**OBJECTIVE**
Exact reproduction of the data is required, with images excluded.

[Begin DATASET EXCERPT]

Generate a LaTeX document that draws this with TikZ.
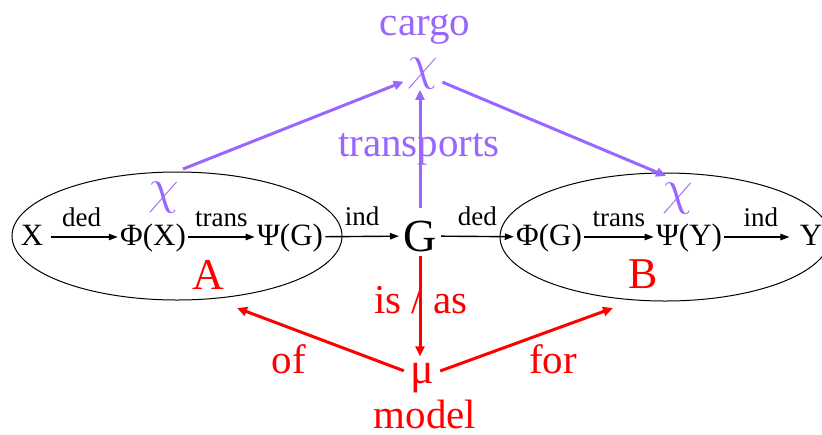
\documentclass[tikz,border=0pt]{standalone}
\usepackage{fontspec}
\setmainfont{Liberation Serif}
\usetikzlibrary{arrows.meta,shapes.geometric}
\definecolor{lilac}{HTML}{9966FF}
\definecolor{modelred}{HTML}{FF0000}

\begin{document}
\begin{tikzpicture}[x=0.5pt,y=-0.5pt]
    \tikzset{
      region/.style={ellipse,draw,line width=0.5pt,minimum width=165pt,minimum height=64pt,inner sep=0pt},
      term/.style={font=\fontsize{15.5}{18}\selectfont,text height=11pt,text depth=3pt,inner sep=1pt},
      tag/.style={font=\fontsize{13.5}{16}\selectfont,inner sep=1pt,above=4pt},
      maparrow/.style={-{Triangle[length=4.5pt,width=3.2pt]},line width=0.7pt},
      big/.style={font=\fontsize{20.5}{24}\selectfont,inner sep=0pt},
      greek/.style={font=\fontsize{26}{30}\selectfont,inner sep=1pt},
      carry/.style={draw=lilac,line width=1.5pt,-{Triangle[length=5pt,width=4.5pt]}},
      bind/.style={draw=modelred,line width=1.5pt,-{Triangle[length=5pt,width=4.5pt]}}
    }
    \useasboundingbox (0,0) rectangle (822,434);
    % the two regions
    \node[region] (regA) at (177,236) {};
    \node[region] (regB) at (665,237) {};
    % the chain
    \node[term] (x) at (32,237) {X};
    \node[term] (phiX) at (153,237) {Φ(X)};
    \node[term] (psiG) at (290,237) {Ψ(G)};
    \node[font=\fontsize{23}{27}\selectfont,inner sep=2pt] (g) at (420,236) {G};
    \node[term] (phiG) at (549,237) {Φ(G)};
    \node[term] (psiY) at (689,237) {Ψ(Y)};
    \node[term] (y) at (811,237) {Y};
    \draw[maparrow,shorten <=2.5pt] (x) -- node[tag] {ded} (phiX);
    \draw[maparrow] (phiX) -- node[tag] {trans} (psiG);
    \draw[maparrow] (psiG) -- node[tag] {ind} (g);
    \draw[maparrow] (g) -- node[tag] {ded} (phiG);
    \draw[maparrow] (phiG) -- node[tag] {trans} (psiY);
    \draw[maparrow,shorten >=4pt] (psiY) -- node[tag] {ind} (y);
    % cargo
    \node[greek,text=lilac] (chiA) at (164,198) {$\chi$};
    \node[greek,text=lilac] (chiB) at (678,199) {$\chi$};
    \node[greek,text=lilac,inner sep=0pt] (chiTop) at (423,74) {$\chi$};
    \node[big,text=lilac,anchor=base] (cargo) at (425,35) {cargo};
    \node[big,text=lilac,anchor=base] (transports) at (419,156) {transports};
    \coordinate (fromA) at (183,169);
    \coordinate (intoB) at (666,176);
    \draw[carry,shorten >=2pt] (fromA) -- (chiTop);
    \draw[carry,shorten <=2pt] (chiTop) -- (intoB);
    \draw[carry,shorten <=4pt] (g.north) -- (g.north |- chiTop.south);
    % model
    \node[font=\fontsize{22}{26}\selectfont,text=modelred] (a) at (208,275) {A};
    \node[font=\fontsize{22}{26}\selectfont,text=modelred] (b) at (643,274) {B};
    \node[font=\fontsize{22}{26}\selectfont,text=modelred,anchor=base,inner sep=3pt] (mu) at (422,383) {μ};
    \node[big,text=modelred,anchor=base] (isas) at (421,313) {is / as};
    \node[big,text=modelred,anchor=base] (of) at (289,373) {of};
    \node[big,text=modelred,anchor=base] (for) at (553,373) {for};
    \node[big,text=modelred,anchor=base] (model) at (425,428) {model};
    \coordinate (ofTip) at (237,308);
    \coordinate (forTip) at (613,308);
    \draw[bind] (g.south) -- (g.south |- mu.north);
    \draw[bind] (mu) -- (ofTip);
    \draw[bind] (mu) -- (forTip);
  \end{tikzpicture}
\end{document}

[End DATASET EXCERPT]

**REPLY TO THE TASK**
Generate a LaTeX document that draws this with TikZ.
\documentclass[tikz,border=0pt]{standalone}
\usepackage{fontspec}
\setmainfont{Liberation Serif}
\usetikzlibrary{arrows.meta,shapes.geometric}
\definecolor{lilac}{HTML}{9966FF}
\definecolor{modelred}{HTML}{FF0000}

\begin{document}
\begin{tikzpicture}[x=0.5pt,y=-0.5pt]
    \tikzset{
      region/.style={ellipse,draw,line width=0.5pt,minimum width=165pt,minimum height=64pt,inner sep=0pt},
      term/.style={font=\fontsize{15.5}{18}\selectfont,text height=11pt,text depth=3pt,inner sep=1pt},
      tag/.style={font=\fontsize{13.5}{16}\selectfont,inner sep=1pt,above=4pt},
      maparrow/.style={-{Triangle[length=4.5pt,width=3.2pt]},line width=0.7pt},
      big/.style={font=\fontsize{20.5}{24}\selectfont,inner sep=0pt},
      greek/.style={font=\fontsize{26}{30}\selectfont,inner sep=1pt},
      carry/.style={draw=lilac,line width=1.5pt,-{Triangle[length=5pt,width=4.5pt]}},
      bind/.style={draw=modelred,line width=1.5pt,-{Triangle[length=5pt,width=4.5pt]}}
    }
    \useasboundingbox (0,0) rectangle (822,434);
    % the two regions
    \node[region] (regA) at (177,236) {};
    \node[region] (regB) at (665,237) {};
    % the chain
    \node[term] (x) at (32,237) {X};
    \node[term] (phiX) at (153,237) {Φ(X)};
    \node[term] (psiG) at (290,237) {Ψ(G)};
    \node[font=\fontsize{23}{27}\selectfont,inner sep=2pt] (g) at (420,236) {G};
    \node[term] (phiG) at (549,237) {Φ(G)};
    \node[term] (psiY) at (689,237) {Ψ(Y)};
    \node[term] (y) at (811,237) {Y};
    \draw[maparrow,shorten <=2.5pt] (x) -- node[tag] {ded} (phiX);
    \draw[maparrow] (phiX) -- node[tag] {trans} (psiG);
    \draw[maparrow] (psiG) -- node[tag] {ind} (g);
    \draw[maparrow] (g) -- node[tag] {ded} (phiG);
    \draw[maparrow] (phiG) -- node[tag] {trans} (psiY);
    \draw[maparrow,shorten >=4pt] (psiY) -- node[tag] {ind} (y);
    % cargo
    \node[greek,text=lilac] (chiA) at (164,198) {$\chi$};
    \node[greek,text=lilac] (chiB) at (678,199) {$\chi$};
    \node[greek,text=lilac,inner sep=0pt] (chiTop) at (423,74) {$\chi$};
    \node[big,text=lilac,anchor=base] (cargo) at (425,35) {cargo};
    \node[big,text=lilac,anchor=base] (transports) at (419,156) {transports};
    \coordinate (fromA) at (183,169);
    \coordinate (intoB) at (666,176);
    \draw[carry,shorten >=2pt] (fromA) -- (chiTop);
    \draw[carry,shorten <=2pt] (chiTop) -- (intoB);
    \draw[carry,shorten <=4pt] (g.north) -- (g.north |- chiTop.south);
    % model
    \node[font=\fontsize{22}{26}\selectfont,text=modelred] (a) at (208,275) {A};
    \node[font=\fontsize{22}{26}\selectfont,text=modelred] (b) at (643,274) {B};
    \node[font=\fontsize{22}{26}\selectfont,text=modelred,anchor=base,inner sep=3pt] (mu) at (422,383) {μ};
    \node[big,text=modelred,anchor=base] (isas) at (421,313) {is / as};
    \node[big,text=modelred,anchor=base] (of) at (289,373) {of};
    \node[big,text=modelred,anchor=base] (for) at (553,373) {for};
    \node[big,text=modelred,anchor=base] (model) at (425,428) {model};
    \coordinate (ofTip) at (237,308);
    \coordinate (forTip) at (613,308);
    \draw[bind] (g.south) -- (g.south |- mu.north);
    \draw[bind] (mu) -- (ofTip);
    \draw[bind] (mu) -- (forTip);
  \end{tikzpicture}
\end{document}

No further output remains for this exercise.